I just recently purchased Quickbooks Pro (don't really know if it was in the budget or not, but I had extra $ in the bank ), and my wife sort of set it up. I am not sure if this is the only thing I should use or if I should integrate it with other systems.


*The real point of this thread is to have a place where other's in my situation, can have a place to go to learn about business resources for dummies. I would like to know:*

1.) What business finance "terms" do I need to learn the definition and application of? eg. "balance sheet", "p&l's", "Liabilities", "Cash Flow Diagrams".....etc.....

2.) What are more specific ways to stay on top of what you do as far as bookkeeping? (Do you enter your info into quickbooks, and thats it?) (How often do you do this?)

3.) Are there links to online resources, or books that I MUST READ, to help me learn the basics of how to be successful with my finances?

4.) Budgeting! How to allocate where, and what your $ is spent? (Marketing, supplies, expenses.....)

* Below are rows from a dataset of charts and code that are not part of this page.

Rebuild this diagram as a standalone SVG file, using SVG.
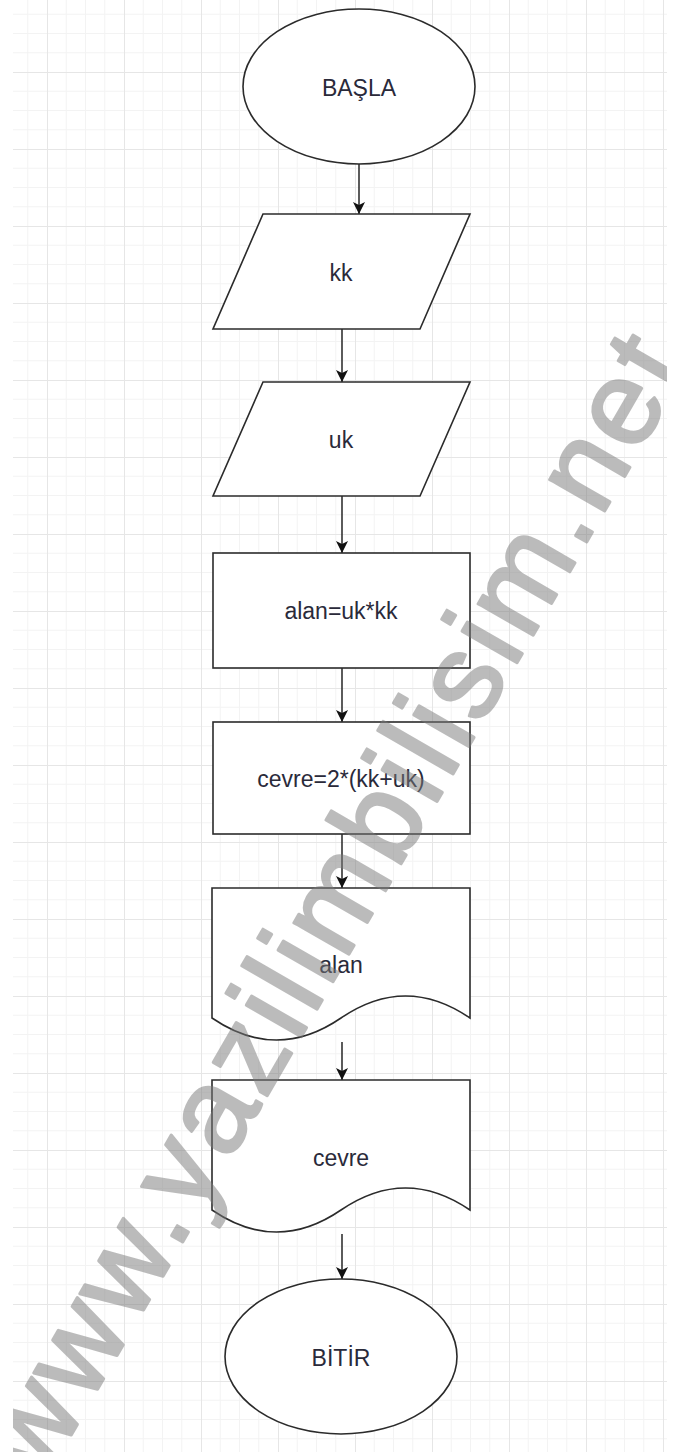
<svg xmlns="http://www.w3.org/2000/svg" width="679" height="1453" viewBox="0 0 679 1453">
  <defs>
    <pattern id="grid" x="47" y="72" width="77" height="77" patternUnits="userSpaceOnUse">
      <path d="M19.25,0 V77 M38.5,0 V77 M57.75,0 V77 M0,19.25 H77 M0,38.5 H77 M0,57.75 H77" stroke="#f3f3f3" stroke-width="1" fill="none"/>
      <path d="M0.5,0 V77 M0,0.5 H77" stroke="#e6e6e6" stroke-width="1" fill="none"/>
    </pattern>
    <clipPath id="shot">
      <rect x="13" y="0" width="654" height="1452"/>
    </clipPath>
    <marker id="arrow" markerUnits="userSpaceOnUse" markerWidth="13" markerHeight="13" refX="12" refY="6.5" orient="auto">
      <path d="M0,0.5 L12,6.5 L0,12.5 L3,6.5 Z" fill="#111"/>
    </marker>
    <style>
      .shape { fill: #ffffff; stroke: #2b2b2b; stroke-width: 1.6; }
      .label { font-family: "Liberation Sans", Arial, sans-serif; font-size: 23px; fill: #2a2a3a; text-anchor: middle; }
      .conn { stroke: #333333; stroke-width: 1.6; fill: none; marker-end: url(#arrow); }
      .wm { font-family: "Liberation Sans", Arial, sans-serif; font-size: 120px; letter-spacing: 5px; fill: #7a7a7a; stroke: #7a7a7a; stroke-width: 3; stroke-linejoin: round; }
    </style>
  </defs>

  <rect x="0" y="0" width="679" height="1453" fill="#ffffff"/>
  <rect x="13" y="0" width="654" height="1452" fill="url(#grid)"/>

  <g id="connectors">
    <line class="conn" x1="359" y1="164" x2="359" y2="214"/>
    <line class="conn" x1="342" y1="329" x2="342" y2="382"/>
    <line class="conn" x1="342" y1="496" x2="342" y2="553"/>
    <line class="conn" x1="342" y1="668" x2="342" y2="722"/>
    <line class="conn" x1="342" y1="834" x2="342" y2="888"/>
    <line class="conn" x1="342" y1="1042" x2="342" y2="1080"/>
    <line class="conn" x1="342" y1="1234" x2="342" y2="1279"/>
  </g>

  <g id="start">
    <ellipse class="shape" cx="359" cy="86.5" rx="116" ry="77.5"/>
    <text class="label" x="359" y="96">BAŞLA</text>
  </g>

  <g id="input-kk">
    <polygon class="shape" points="263,214 470,214 420,329 213,329"/>
    <text class="label" x="341" y="281">kk</text>
  </g>

  <g id="input-uk">
    <polygon class="shape" points="263,382 470,382 420,496 213,496"/>
    <text class="label" x="341" y="448">uk</text>
  </g>

  <g id="process-alan">
    <rect class="shape" x="213" y="553" width="257" height="115"/>
    <text class="label" x="341" y="619">alan=uk*kk</text>
  </g>

  <g id="process-cevre">
    <rect class="shape" x="213" y="722" width="257" height="112"/>
    <text class="label" x="341" y="787">cevre=2*(kk+uk)</text>
  </g>

  <g id="output-alan">
    <path class="shape" d="M212,888 H470 V1018 Q405.5,973.9 341,1018 Q276.5,1062.1 212,1018 Z"/>
    <text class="label" x="341" y="973">alan</text>
  </g>

  <g id="output-cevre">
    <path class="shape" d="M212,1080 H470 V1210 Q405.5,1165.9 341,1210 Q276.5,1254.1 212,1210 Z"/>
    <text class="label" x="341" y="1166">cevre</text>
  </g>

  <g id="end">
    <ellipse class="shape" cx="341" cy="1356.5" rx="116" ry="77.5"/>
    <text class="label" x="341" y="1366">BİTİR</text>
  </g>

  <g id="watermark" clip-path="url(#shot)" opacity="0.5">
    <text class="wm" transform="translate(43,1484) rotate(-60)" x="0" y="0">www.yazilimbilisim.net</text>
  </g>
</svg>
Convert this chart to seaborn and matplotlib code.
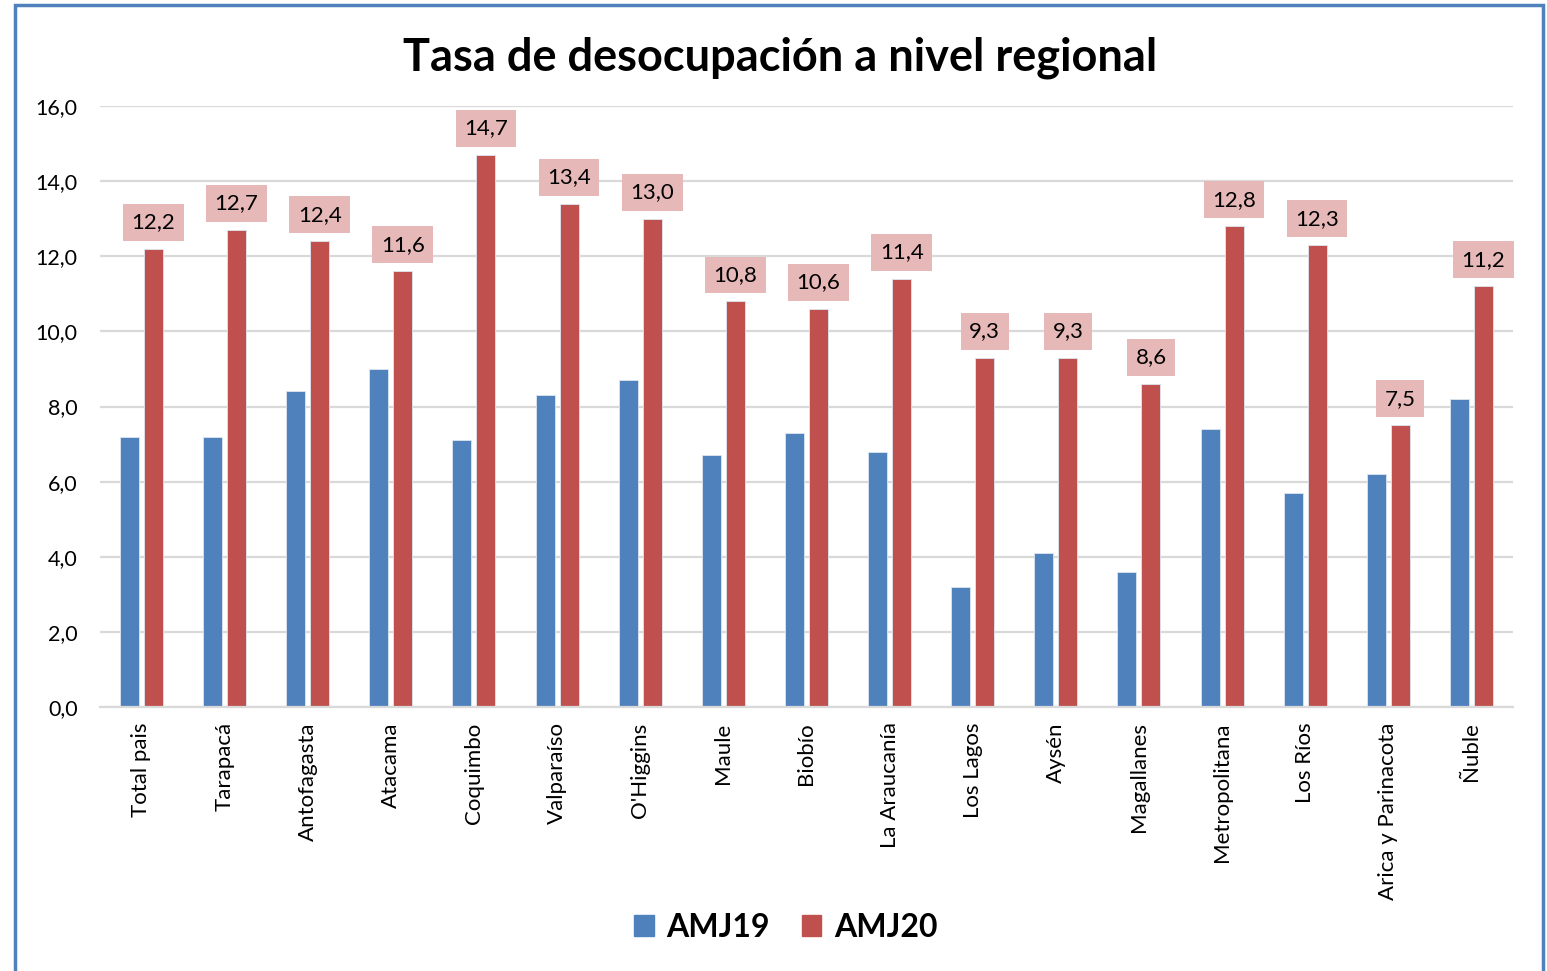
import pandas as pd
import numpy as np
import matplotlib
matplotlib.use("Agg")
import matplotlib.pyplot as plt
import seaborn as sns
from matplotlib.patches import Rectangle

regiones = ["Total pais", "Tarapacá", "Antofagasta", "Atacama", "Coquimbo",
            "Valparaíso", "O'Higgins", "Maule", "Biobío", "La Araucanía",
            "Los Lagos", "Aysén", "Magallanes", "Metropolitana", "Los Ríos",
            "Arica y Parinacota", "Ñuble"]
amj19 = [7.2, 7.2, 8.4, 9.0, 7.1, 8.3, 8.7, 6.7, 7.3, 6.8,
         3.2, 4.1, 3.6, 7.4, 5.7, 6.2, 8.2]
amj20 = [12.2, 12.7, 12.4, 11.6, 14.7, 13.4, 13.0, 10.8, 10.6, 11.4,
         9.3, 9.3, 8.6, 12.8, 12.3, 7.5, 11.2]
series = ["AMJ19", "AMJ20"]
colores = ["#4F81BD", "#C0504D"]
yticks = [0, 2, 4, 6, 8, 10, 12, 14, 16]

df = pd.DataFrame({"region": regiones * 2,
                   "serie": [series[0]] * len(regiones) + [series[1]] * len(regiones),
                   "valor": amj19 + amj20})

sns.set_style("white", {"text.color": "black", "xtick.color": "black",
                        "ytick.color": "black"})
plt.rcParams['font.family'] = ['Lato', 'DejaVu Sans']

fig = plt.figure(figsize=(15.47, 9.71), dpi=100)
ax = fig.add_axes([0.0646, 0.2719, 0.9134, 0.6189])

sns.barplot(data=df, x="region", y="valor", hue="serie", palette=colores,
            saturation=1, width=0.578, gap=0.21, ax=ax, legend=True,
            edgecolor="#dde6f0", linewidth=0.6)

ax.set_xlim(-0.5, len(regiones) - 0.5)
ax.set_ylim(0, 16)
ax.set_yticks(yticks)
ax.set_yticklabels([f"{v:.1f}".replace(".", ",") for v in yticks], fontsize=15.5)
ax.yaxis.grid(True, color="#D9D9D9", linewidth=1.6)
ax.set_axisbelow(True)
for s in ["top", "right", "left"]:
    ax.spines[s].set_visible(False)
ax.spines["bottom"].set_color("#D9D9D9")
ax.spines["bottom"].set_linewidth(1.6)
ax.tick_params(axis="y", length=0, pad=16)
ax.tick_params(axis="x", length=0, pad=11)
ax.set_xticks(range(len(regiones)))
ax.set_xticklabels(regiones, rotation=90, fontsize=16)
ax.set_xlabel("")
ax.set_ylabel("")

# etiquetas de datos sobre las barras AMJ20
for cont in ax.containers[1:2]:
    for bar, v in zip(cont, amj20):
        x = bar.get_x() + bar.get_width() / 2
        ax.annotate(f"{v:.1f}".replace(".", ","), (x, v), xytext=(0, 19),
                    textcoords="offset points", ha="center", va="center",
                    fontsize=16,
                    bbox=dict(boxstyle="square,pad=0.38", fc="#E6B9B8", ec="none"))

ax.legend_.remove()
handles = [Rectangle((0, 0), 1, 1, color=c) for c in colores]
fig.legend(handles, series, loc="center", bbox_to_anchor=(0.508, 0.045),
           ncol=2, frameon=False, handlelength=0.6, handleheight=0.6,
           columnspacing=1.0, handletextpad=0.4,
           prop={"weight": "bold", "size": 23})

fig.text(0.504, 0.941, "Tasa de desocupación a nivel regional", ha="center",
         va="center", fontsize=32.5, fontweight="bold")

# marco azul
fig.patches.append(Rectangle((0.0097, -0.05), 0.988, 1.045, transform=fig.transFigure,
                             fill=False, ec="#4F81BD", lw=2.5, zorder=10))

fig.savefig("out.png", dpi=100)
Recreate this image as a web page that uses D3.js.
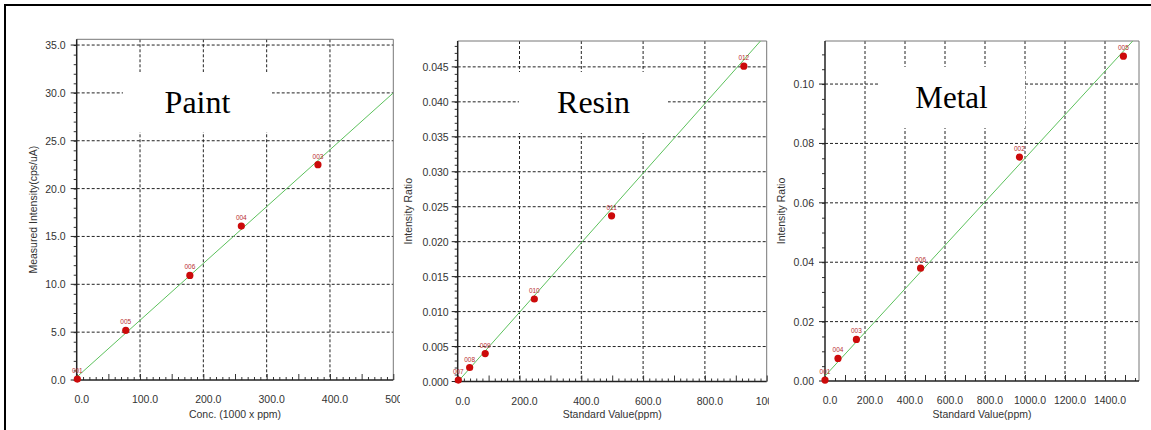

I know this all sounds very basic, and I am probably throwing the wrong terms around, but if you guys/ gals have some advice I am here to listen. I know there are plenty of other people on here that are in the same shoes as me, and it's hard to admit. I just want my company to thrive, and I know that I have a solid product.

PLEASE HELP!!!!


----------



## stuffnthingz (Oct 1, 2007)

I have done books for myself and other companies for years, using software like Quicken, Quickbooks, Bookkeeper and Excel. The absolute easiest way to "advance" your bookkeeping if you use a checkbook to pay all of your bills is a simple "ledger" system. I personally feel that software programs for a very small business, or someone who is new to business is more hassle than it is worth. I made an excel spreadsheet with 20 columns, the first three are my income columns, sales|shipping|tax then following is a set of "expense" columns. I deposit money, or pay a bill and I log that money in a column appropriate. I break out each deposit by sales, breaking it down to the three elements, sales/shipping/tax. You can pay under $200 for a ledger that is all laid out for you with the checks. I dont' pay my bills with checks, I pay online or via CC so this will not work for me, but perhaps it will work for you.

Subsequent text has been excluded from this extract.